* Start COLLECTED DATA *
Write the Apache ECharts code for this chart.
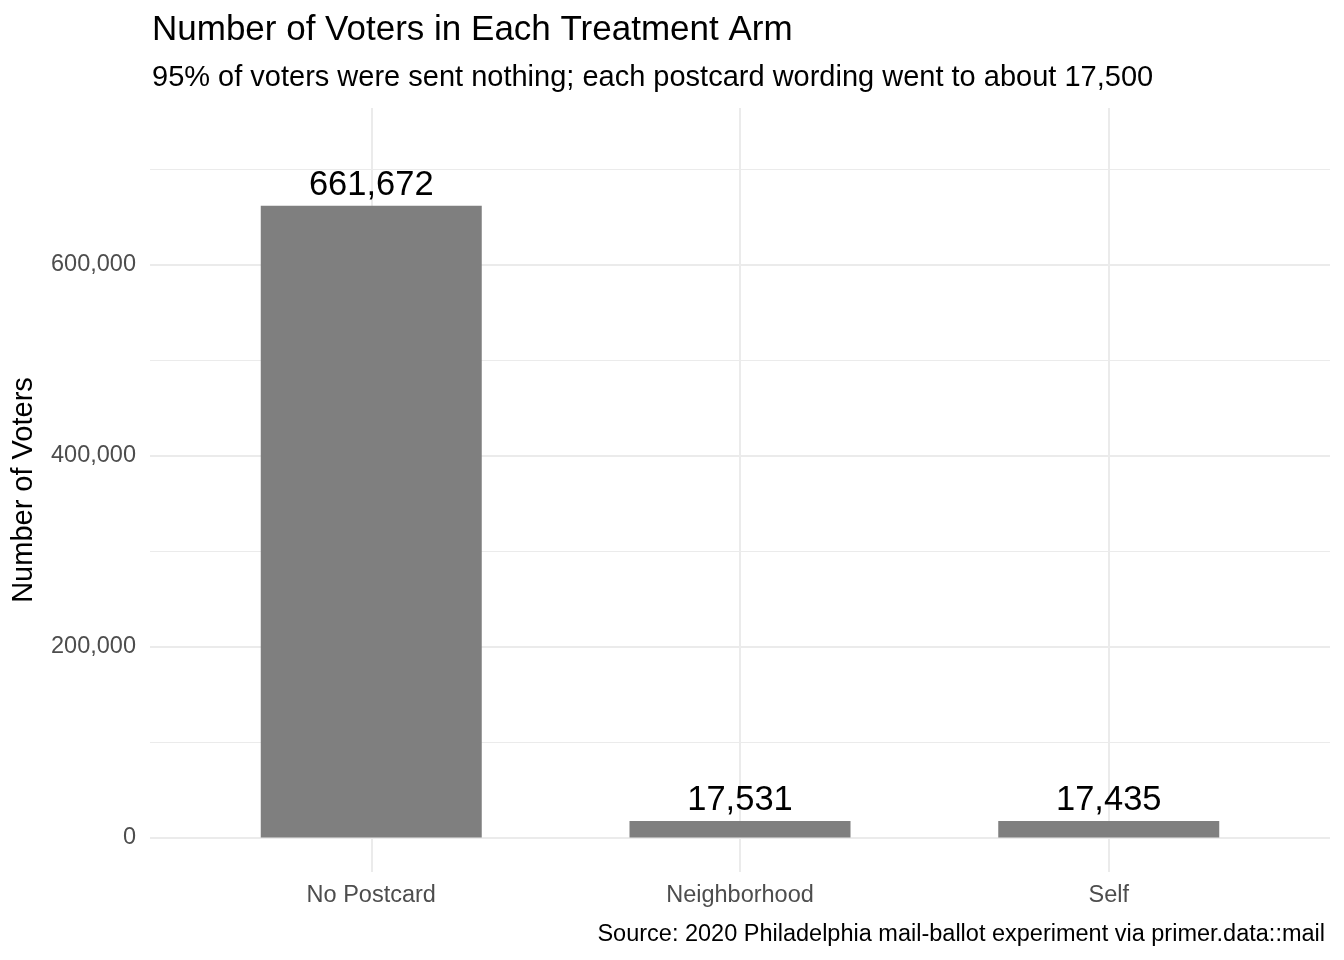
<!DOCTYPE html>
<html>
<head>
<meta charset="utf-8">
<script src="https://cdn.jsdelivr.net/npm/echarts@6/dist/echarts.min.js"></script>
<style>html,body{margin:0;padding:0;background:#fff}#main{width:1344px;height:960px}</style>
</head>
<body>
<div id="main"></div>
<script>
var categories = ['No Postcard', 'Neighborhood', 'Self'];
var voters = [661672, 17531, 17435];
var yTicks = [0, 200000, 400000, 600000];
var yMinor = [100000, 300000, 500000, 700000];

var font = 'Liberation Sans, Arial, sans-serif';
var fmt = function (v) { return v.toLocaleString('en-US'); };

var gridLines = [];
yTicks.forEach(function (v) { gridLines.push({ yAxis: v, lineStyle: { width: 2 } }); });
yMinor.forEach(function (v) { gridLines.push({ yAxis: v, lineStyle: { width: 1 } }); });
categories.forEach(function (c, i) { gridLines.push({ xAxis: i + 1, lineStyle: { width: 2 } }); });

var chart = echarts.init(document.getElementById('main'));
chart.setOption({
    animation: false,
    textStyle: { fontFamily: font },
    title: [
        { text: 'Number of Voters in Each Treatment Arm', left: 147, top: 8,
          textStyle: { fontSize: 35, fontWeight: 'normal', color: '#000', fontFamily: font } },
        { text: '95% of voters were sent nothing; each postcard wording went to about 17,500', left: 147, top: 58,
          textStyle: { fontSize: 29, fontWeight: 'normal', color: '#000', fontFamily: font } },
        { text: 'Source: 2020 Philadelphia mail-ballot experiment via primer.data::mail', right: 14, top: 918,
          textStyle: { fontSize: 23.5, fontWeight: 'normal', color: '#000', fontFamily: font } }
    ],
    grid: { left: 150, right: 14, top: 108, bottom: 88 },
    xAxis: {
        type: 'value', min: 0.4, max: 3.6,
        axisLine: { show: false }, axisTick: { show: false }, splitLine: { show: false },
        axisLabel: {
            customValues: [1, 2, 3], margin: 12, fontSize: 23.5, color: '#4d4d4d',
            formatter: function (v) { return categories[Math.round(v) - 1]; }
        }
    },
    yAxis: {
        type: 'value', min: -36000, max: 764000,
        name: 'Number of Voters', nameLocation: 'middle', nameGap: 112,
        nameTextStyle: { fontSize: 29, color: '#000' },
        axisLine: { show: false }, axisTick: { show: false }, splitLine: { show: false },
        axisLabel: { customValues: yTicks, fontSize: 23.5, color: '#4d4d4d', margin: 14, formatter: fmt }
    },
    series: [{
        type: 'bar',
        barWidth: 221,
        itemStyle: { color: '#7f7f7f' },
        data: voters.map(function (v, i) { return [i + 1, v]; }),
        label: { show: true, position: 'top', distance: 3, fontSize: 34.5, color: '#000',
                 formatter: function (p) { return fmt(p.value[1]); } },
        markLine: {
            silent: true, symbol: 'none', label: { show: false }, z: -1,
            lineStyle: { color: '#ebebeb', type: 'solid' },
            data: gridLines
        },
        z: 2
    }]
});
</script>
</body>
</html>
* End COLLECTED DATA *
## [BRIEF]
Repeat, exactly and in full, each line from the start of the data to the line that contains "var yMinor = [100000, 300000, 500000, 700000];". Pictures do not go in.

## [RESULT OF THE EXERCISE]
Write the Apache ECharts code for this chart.
<!DOCTYPE html>
<html>
<head>
<meta charset="utf-8">
<script src="https://cdn.jsdelivr.net/npm/echarts@6/dist/echarts.min.js"></script>
<style>html,body{margin:0;padding:0;background:#fff}#main{width:1344px;height:960px}</style>
</head>
<body>
<div id="main"></div>
<script>
var categories = ['No Postcard', 'Neighborhood', 'Self'];
var voters = [661672, 17531, 17435];
var yTicks = [0, 200000, 400000, 600000];
var yMinor = [100000, 300000, 500000, 700000];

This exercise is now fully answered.